Wildlife Protection Act, absolute protection from direct harm…but premise diluted by how the law is constructed and applied.
There’s a very muddy area related to incidental take – a poor intersection between the Resource Management Act and the premise of absolute protection in the Wildlife Act. The law suggests they should be protected, but the implementation is not good in New Zealand.
The Resource Management Act…sets out a framework in relation to all resources.
The Resource Management Act was ground breaking…it followed a philosophy of integration. Prior to that a lot of our law was in pieces. It came into being along with the understanding about the interconnection of our resources, and that you can’t direct deal with these things in isolation. The law was designed to reflect the interconnection of resources and nature – dealing with all aspects at once, together. This was clever – a good thing to do.
It was also governed by the purpose of sustainable management – which introduced the idea of environmental limits. Again, very progressive and good.
There are attempts to weaken the Act now, I find that frankly hard to understand. Why you would ever need to weaken the environmental protection provided by the RMA when in my view it is insufficient.
Around 5% of resource consents are notified, below 1% are declined.
Instead what we are seeing is intensifying and increasing loss of biodiversity, increasing numbers of threatened species and an increasingly degraded environment.
To strengthen the RMA, we should be more robust about enabling coexistence.
How we deal with avoidance of effects is not very brave.
Spatial effects such as corridors are not well managed by law.
Wildlife property of the crown, it is seriously struggling to manage its property.
Mobility in the past was a survival strategy has become a liability in the anthropocene. (Kakapo versus petrel).
Changes can be made.
Life can be hard – we should always try.
We are not applying precautionary principles with sufficient active intent.
I believe that if we plan and conserve the environment then we’ll have a better chance than we do currently.
I think it is the belief that we can have access to everything that is driving the problem. We need to look at our patterns of consumption and the way we use resources and consider what it is we wish to leave for our future generations. I’m sure we will be viewed as a very profligate generation, I’m sure that people will look back and heap shame upon us for our inability to control our consumptive choices. We are all responsible for that. We shouldn’t say “it’s a wicked problem, there’s nothing we can do about it”, I think we need to affect change sooner and be more thoughtful about the choices we do leave our children and grandchildren.
We are driving production because we are buying it.
Should future generations have access to pristine resources?
People who are environmental planning…genuinely interested and engaged in a sustainable ethic and wanting to make a difference. But room for a range of perspectives.

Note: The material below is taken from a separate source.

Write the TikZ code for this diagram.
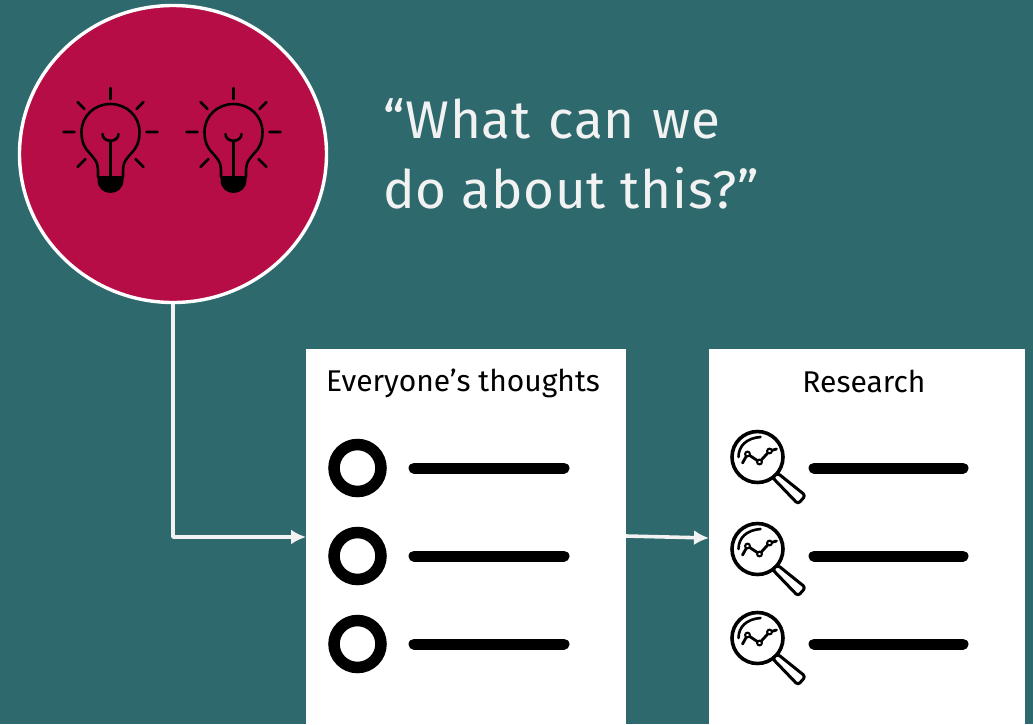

Planning an uncertainty and scientific uncertainty is one of the greatest challenges of any planning or policy
(Activist?) No.
(Motivation?) Deep love for this country and kids
(Challenges?) Persevere with improving systems to work better to do what they are supposed to do.
(Miracle?) Enough food and clean water for every creature. But if I could have one more miracle, on a more local scale, it would see taiko the black petrel, back breeding successfully on mainland New Zealand sites
(Advice?) It is incumbent upon us to be positive about our world.